Linus Bergqvist: Holomorphic functions on polydiscs and measures on the distinguished boundary
Time: Fri 2023-09-15 13.00
Location: Albano campus, lärosal 32, house 4
Doctoral student: Linus Bergqvist , Department of Mathematics, Stockholm University
Opponent: Emmanuel Fricain (Université de Lille)
Supervisor: Alan Sola
Abstract.
This thesis consists of four papers, treating holomorphic functions defined on polydiscs, operators acting on spaces of such functions, and related measures on the \(n\)-torus.
In paper I we study containment of rational inner functions, or RIFs for short, in Dirichlet type spaces on the unit polydisc \(\mathbb{D}^n\). In particular, a theorem relating \(H^p\) integrability of the partial derivatives of an RIF to containment of the function in certain Dirichlet type spaces is proved. As a corollary we see that every RIF on \(\mathbb{D}^n\) belongs to the isotropic Dirichlet type space with parameter \(1/n\). We also show that if \(\phi = \tilde{p}/p\) is an RIF on \(\mathbb{D}^n\) with the property that \(1/p\) lies in some isotropic Dirichlet type space with parameter \(\alpha < 0\), then \(\phi\) is contained in the isotropic Dirichlet type space with parameter \(\alpha+2/n\).
In paper II we provide new proofs of Mandrekar's theorem on shift invariant subspaces of the Hardy space \(H^2(\mathbb{D}^2)\). The theorem says that an invariant subspace \(\mathcal{M}\) of \(H^2(\mathbb{D}^2)\) is generated by an inner function if and only if the shift operators are doubly commuting on \(\mathcal{M}\). The new proofs in this paper are elementary and transparent, and mainly use basic properties of reproducing kernels.
In paper III we study Clark measures corresponding to RIFs on \(\mathbb{D}^2\). We give an explicit description of such measures when regarded as bounded linear functionals on the continuous functions on \(\mathbb{T}^2\), analyse when the corresponding Clark embedding operator is unitary, and relate the density of these measures to a geometric property of zero sets associated with the corresponding RIFs.

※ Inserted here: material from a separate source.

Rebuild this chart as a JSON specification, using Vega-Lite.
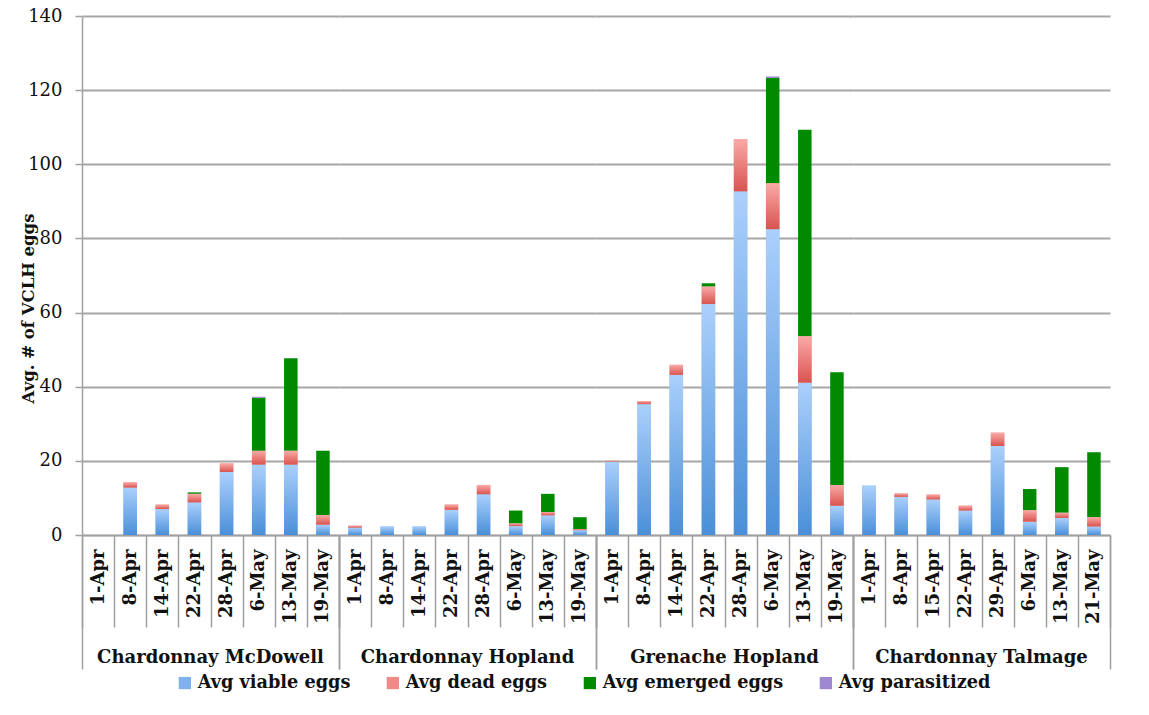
{
  "$schema": "https://vega.github.io/schema/vega-lite/v6.json",
  "background": "white",
  "padding": {"left": 20, "top": 7, "right": 5, "bottom": 5},
  "bounds": "flush",
  "config": {
    "view": {"stroke": null},
    "font": "DejaVu Serif"
  },
  "data": {"values": [
    {"s": "Chardonnay McDowell", "d": "1-Apr", "di": 1, "t": "Avg viable eggs", "o": 1, "v": 0},
    {"s": "Chardonnay McDowell", "d": "8-Apr", "di": 2, "t": "Avg viable eggs", "o": 1, "v": 12.8},
    {"s": "Chardonnay McDowell", "d": "8-Apr", "di": 2, "t": "Avg dead eggs", "o": 2, "v": 1.4},
    {"s": "Chardonnay McDowell", "d": "14-Apr", "di": 3, "t": "Avg viable eggs", "o": 1, "v": 7.0},
    {"s": "Chardonnay McDowell", "d": "14-Apr", "di": 3, "t": "Avg dead eggs", "o": 2, "v": 1.2},
    {"s": "Chardonnay McDowell", "d": "22-Apr", "di": 4, "t": "Avg viable eggs", "o": 1, "v": 8.8},
    {"s": "Chardonnay McDowell", "d": "22-Apr", "di": 4, "t": "Avg dead eggs", "o": 2, "v": 2.3},
    {"s": "Chardonnay McDowell", "d": "22-Apr", "di": 4, "t": "Avg emerged eggs", "o": 3, "v": 0.4},
    {"s": "Chardonnay McDowell", "d": "28-Apr", "di": 5, "t": "Avg viable eggs", "o": 1, "v": 17.0},
    {"s": "Chardonnay McDowell", "d": "28-Apr", "di": 5, "t": "Avg dead eggs", "o": 2, "v": 2.3},
    {"s": "Chardonnay McDowell", "d": "6-May", "di": 6, "t": "Avg viable eggs", "o": 1, "v": 19.0},
    {"s": "Chardonnay McDowell", "d": "6-May", "di": 6, "t": "Avg dead eggs", "o": 2, "v": 3.7},
    {"s": "Chardonnay McDowell", "d": "6-May", "di": 6, "t": "Avg emerged eggs", "o": 3, "v": 14.3},
    {"s": "Chardonnay McDowell", "d": "6-May", "di": 6, "t": "Avg parasitized", "o": 4, "v": 0.3},
    {"s": "Chardonnay McDowell", "d": "13-May", "di": 7, "t": "Avg viable eggs", "o": 1, "v": 19.0},
    {"s": "Chardonnay McDowell", "d": "13-May", "di": 7, "t": "Avg dead eggs", "o": 2, "v": 3.7},
    {"s": "Chardonnay McDowell", "d": "13-May", "di": 7, "t": "Avg emerged eggs", "o": 3, "v": 25.0},
    {"s": "Chardonnay McDowell", "d": "19-May", "di": 8, "t": "Avg viable eggs", "o": 1, "v": 2.8},
    {"s": "Chardonnay McDowell", "d": "19-May", "di": 8, "t": "Avg dead eggs", "o": 2, "v": 2.6},
    {"s": "Chardonnay McDowell", "d": "19-May", "di": 8, "t": "Avg emerged eggs", "o": 3, "v": 17.3},

    {"s": "Chardonnay Hopland", "d": "1-Apr", "di": 1, "t": "Avg viable eggs", "o": 1, "v": 2.0},
    {"s": "Chardonnay Hopland", "d": "1-Apr", "di": 1, "t": "Avg dead eggs", "o": 2, "v": 0.5},
    {"s": "Chardonnay Hopland", "d": "8-Apr", "di": 2, "t": "Avg viable eggs", "o": 1, "v": 2.3},
    {"s": "Chardonnay Hopland", "d": "14-Apr", "di": 3, "t": "Avg viable eggs", "o": 1, "v": 2.3},
    {"s": "Chardonnay Hopland", "d": "22-Apr", "di": 4, "t": "Avg viable eggs", "o": 1, "v": 6.8},
    {"s": "Chardonnay Hopland", "d": "22-Apr", "di": 4, "t": "Avg dead eggs", "o": 2, "v": 1.4},
    {"s": "Chardonnay Hopland", "d": "28-Apr", "di": 5, "t": "Avg viable eggs", "o": 1, "v": 11.0},
    {"s": "Chardonnay Hopland", "d": "28-Apr", "di": 5, "t": "Avg dead eggs", "o": 2, "v": 2.5},
    {"s": "Chardonnay Hopland", "d": "6-May", "di": 6, "t": "Avg viable eggs", "o": 1, "v": 2.4},
    {"s": "Chardonnay Hopland", "d": "6-May", "di": 6, "t": "Avg dead eggs", "o": 2, "v": 0.7},
    {"s": "Chardonnay Hopland", "d": "6-May", "di": 6, "t": "Avg emerged eggs", "o": 3, "v": 3.5},
    {"s": "Chardonnay Hopland", "d": "13-May", "di": 7, "t": "Avg viable eggs", "o": 1, "v": 5.3},
    {"s": "Chardonnay Hopland", "d": "13-May", "di": 7, "t": "Avg dead eggs", "o": 2, "v": 0.9},
    {"s": "Chardonnay Hopland", "d": "13-May", "di": 7, "t": "Avg emerged eggs", "o": 3, "v": 4.9},
    {"s": "Chardonnay Hopland", "d": "19-May", "di": 8, "t": "Avg viable eggs", "o": 1, "v": 1.3},
    {"s": "Chardonnay Hopland", "d": "19-May", "di": 8, "t": "Avg dead eggs", "o": 2, "v": 0.3},
    {"s": "Chardonnay Hopland", "d": "19-May", "di": 8, "t": "Avg emerged eggs", "o": 3, "v": 3.2},

    {"s": "Grenache Hopland", "d": "1-Apr", "di": 1, "t": "Avg viable eggs", "o": 1, "v": 19.8},
    {"s": "Grenache Hopland", "d": "1-Apr", "di": 1, "t": "Avg dead eggs", "o": 2, "v": 0.2},
    {"s": "Grenache Hopland", "d": "8-Apr", "di": 2, "t": "Avg viable eggs", "o": 1, "v": 35.3},
    {"s": "Grenache Hopland", "d": "8-Apr", "di": 2, "t": "Avg dead eggs", "o": 2, "v": 0.8},
    {"s": "Grenache Hopland", "d": "14-Apr", "di": 3, "t": "Avg viable eggs", "o": 1, "v": 43.2},
    {"s": "Grenache Hopland", "d": "14-Apr", "di": 3, "t": "Avg dead eggs", "o": 2, "v": 2.7},
    {"s": "Grenache Hopland", "d": "22-Apr", "di": 4, "t": "Avg viable eggs", "o": 1, "v": 62.3},
    {"s": "Grenache Hopland", "d": "22-Apr", "di": 4, "t": "Avg dead eggs", "o": 2, "v": 4.7},
    {"s": "Grenache Hopland", "d": "22-Apr", "di": 4, "t": "Avg emerged eggs", "o": 3, "v": 0.9},
    {"s": "Grenache Hopland", "d": "28-Apr", "di": 5, "t": "Avg viable eggs", "o": 1, "v": 92.7},
    {"s": "Grenache Hopland", "d": "28-Apr", "di": 5, "t": "Avg dead eggs", "o": 2, "v": 14.1},
    {"s": "Grenache Hopland", "d": "6-May", "di": 6, "t": "Avg viable eggs", "o": 1, "v": 82.5},
    {"s": "Grenache Hopland", "d": "6-May", "di": 6, "t": "Avg dead eggs", "o": 2, "v": 12.4},
    {"s": "Grenache Hopland", "d": "6-May", "di": 6, "t": "Avg emerged eggs", "o": 3, "v": 28.4},
    {"s": "Grenache Hopland", "d": "6-May", "di": 6, "t": "Avg parasitized", "o": 4, "v": 0.4},
    {"s": "Grenache Hopland", "d": "13-May", "di": 7, "t": "Avg viable eggs", "o": 1, "v": 41.1},
    {"s": "Grenache Hopland", "d": "13-May", "di": 7, "t": "Avg dead eggs", "o": 2, "v": 12.5},
    {"s": "Grenache Hopland", "d": "13-May", "di": 7, "t": "Avg emerged eggs", "o": 3, "v": 55.7},
    {"s": "Grenache Hopland", "d": "19-May", "di": 8, "t": "Avg viable eggs", "o": 1, "v": 7.9},
    {"s": "Grenache Hopland", "d": "19-May", "di": 8, "t": "Avg dead eggs", "o": 2, "v": 5.6},
    {"s": "Grenache Hopland", "d": "19-May", "di": 8, "t": "Avg emerged eggs", "o": 3, "v": 30.4},

    {"s": "Chardonnay Talmage", "d": "1-Apr", "di": 1, "t": "Avg viable eggs", "o": 1, "v": 13.3},
    {"s": "Chardonnay Talmage", "d": "8-Apr", "di": 2, "t": "Avg viable eggs", "o": 1, "v": 10.3},
    {"s": "Chardonnay Talmage", "d": "8-Apr", "di": 2, "t": "Avg dead eggs", "o": 2, "v": 0.9},
    {"s": "Chardonnay Talmage", "d": "15-Apr", "di": 3, "t": "Avg viable eggs", "o": 1, "v": 9.6},
    {"s": "Chardonnay Talmage", "d": "15-Apr", "di": 3, "t": "Avg dead eggs", "o": 2, "v": 1.3},
    {"s": "Chardonnay Talmage", "d": "22-Apr", "di": 4, "t": "Avg viable eggs", "o": 1, "v": 6.6},
    {"s": "Chardonnay Talmage", "d": "22-Apr", "di": 4, "t": "Avg dead eggs", "o": 2, "v": 1.3},
    {"s": "Chardonnay Talmage", "d": "29-Apr", "di": 5, "t": "Avg viable eggs", "o": 1, "v": 24.0},
    {"s": "Chardonnay Talmage", "d": "29-Apr", "di": 5, "t": "Avg dead eggs", "o": 2, "v": 3.6},
    {"s": "Chardonnay Talmage", "d": "6-May", "di": 6, "t": "Avg viable eggs", "o": 1, "v": 3.6},
    {"s": "Chardonnay Talmage", "d": "6-May", "di": 6, "t": "Avg dead eggs", "o": 2, "v": 3.1},
    {"s": "Chardonnay Talmage", "d": "6-May", "di": 6, "t": "Avg emerged eggs", "o": 3, "v": 5.7},
    {"s": "Chardonnay Talmage", "d": "13-May", "di": 7, "t": "Avg viable eggs", "o": 1, "v": 4.6},
    {"s": "Chardonnay Talmage", "d": "13-May", "di": 7, "t": "Avg dead eggs", "o": 2, "v": 1.4},
    {"s": "Chardonnay Talmage", "d": "13-May", "di": 7, "t": "Avg emerged eggs", "o": 3, "v": 12.3},
    {"s": "Chardonnay Talmage", "d": "21-May", "di": 8, "t": "Avg viable eggs", "o": 1, "v": 2.3},
    {"s": "Chardonnay Talmage", "d": "21-May", "di": 8, "t": "Avg dead eggs", "o": 2, "v": 2.5},
    {"s": "Chardonnay Talmage", "d": "21-May", "di": 8, "t": "Avg emerged eggs", "o": 3, "v": 17.5}
  ]},
  "transform": [
    {"stack": "v", "groupby": ["s", "d"], "sort": [{"field": "o", "order": "ascending"}], "as": ["y0", "y1"]}
  ],
  "facet": {
    "column": {
      "field": "s",
      "type": "nominal",
      "sort": ["Chardonnay McDowell", "Chardonnay Hopland", "Grenache Hopland", "Chardonnay Talmage"],
      "header": {
        "title": null,
        "labelOrient": "bottom",
        "labelFont": "DejaVu Serif",
        "labelFontWeight": "bold",
        "labelFontSize": 18,
        "labelColor": "#111",
        "labelPadding": 114
      }
    }
  },
  "spacing": 0,
  "resolve": {"scale": {"x": "independent"}},
  "spec": {
    "width": 257,
    "height": 519,
    "resolve": {"scale": {"x": "independent"}, "axis": {"x": "independent"}},
    "layer": [
      {
        "encoding": {
          "x": {
            "field": "d",
            "type": "nominal",
            "sort": {"field": "di", "op": "min"},
            "scale": {"paddingInner": 0, "paddingOuter": 0},
            "axis": {
              "orient": "bottom",
              "title": null,
              "labelAngle": -90,
              "labelFont": "DejaVu Serif",
              "labelFontWeight": "bold",
              "labelFontSize": 18,
              "labelColor": "#111",
              "labelPadding": -78,
              "tickBand": "extent",
              "tickSize": 92,
              "tickColor": "#a0a0a0",
              "tickWidth": 1.5,
              "domainColor": "#a0a0a0",
              "domainWidth": 1.5
            }
          },
          "y": {
            "field": "y0",
            "type": "quantitative",
            "scale": {"domain": [0, 140], "nice": false},
            "axis": {
              "title": "Avg. # of VCLH eggs",
              "titleFont": "DejaVu Serif",
              "titleFontWeight": "bold",
              "titleFontSize": 16.5,
              "titleColor": "#111",
              "titleX": -46,
              "titleY": 292,
              "values": [0, 20, 40, 60, 80, 100, 120, 140],
              "labelFont": "DejaVu Serif",
              "labelFontSize": 18,
              "labelColor": "#111",
              "labelPadding": 13,
              "tickSize": 7,
              "tickColor": "#a0a0a0",
              "tickWidth": 1.5,
              "domainColor": "#a0a0a0",
              "domainWidth": 1.5,
              "grid": true,
              "gridColor": "#a6a6a6",
              "gridWidth": 1.8
            }
          },
          "y2": {"field": "y1"}
        },
        "layer": [
          {
            "mark": {"type": "bar", "width": {"band": 0.42}},
            "encoding": {
              "color": {
                "field": "t",
                "type": "nominal",
                "scale": {
                  "domain": ["Avg viable eggs", "Avg dead eggs", "Avg emerged eggs", "Avg parasitized"],
                  "range": ["#7fb1ec", "#f08a86", "#008a00", "#9d88cf"]
                },
                "legend": {
                  "title": null,
                  "orient": "none",
                  "legendX": 94,
                  "legendY": 658,
                  "direction": "horizontal",
                  "symbolType": "square",
                  "symbolSize": 150,
                  "symbolStrokeWidth": 0,
                  "labelFont": "DejaVu Serif",
                  "labelFontWeight": "bold",
                  "labelFontSize": 17.7,
                  "labelColor": "#111",
                  "columnPadding": 33,
                  "labelLimit": 300
                }
              }
            }
          },
          {
            "transform": [{"filter": "datum.o === 1"}],
            "mark": {"type": "bar", "width": {"band": 0.42},
              "fill": {"gradient": "linear", "x1": 0, "y1": 0, "x2": 0, "y2": 1, "stops": [{"offset": 0, "color": "#abd0fc"}, {"offset": 1, "color": "#4a8fd8"}]}}
          },
          {
            "transform": [{"filter": "datum.o === 2"}],
            "mark": {"type": "bar", "width": {"band": 0.42},
              "fill": {"gradient": "linear", "x1": 0, "y1": 0, "x2": 0, "y2": 1, "stops": [{"offset": 0, "color": "#f9aaa7"}, {"offset": 1, "color": "#d9544f"}]}}
          }
        ]
      },
      {
        "mark": {"type": "rule", "opacity": 0},
        "encoding": {
          "x": {
            "field": "s",
            "type": "nominal",
            "scale": {"paddingInner": 0, "paddingOuter": 0},
            "axis": {
              "orient": "bottom",
              "title": null,
              "labels": false,
              "domain": false,
              "tickBand": "extent",
              "tickSize": 134,
              "tickColor": "#a0a0a0",
              "tickWidth": 1.5
            }
          }
        }
      }
    ]
  }
}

In paper IV we study measures on \(\mathbb{T}^n\) having the property that their Poisson integral is the real part of some holomorphic function on \(\mathbb{T}^n\): so called RP-measures. We give necessary conditions on the support of RP-measures, and among other things show that their supports cannot have linear measure zero. Furthermore, we relate failure of a set to support any positive RP-measure with uniform approximability of continuous functions by certain holomorphic functions. For \(n=2\) this gives us a necessary and sufficient condition for a subset of \(\mathbb{T}^2\) to contain the support of some positive RP-measure.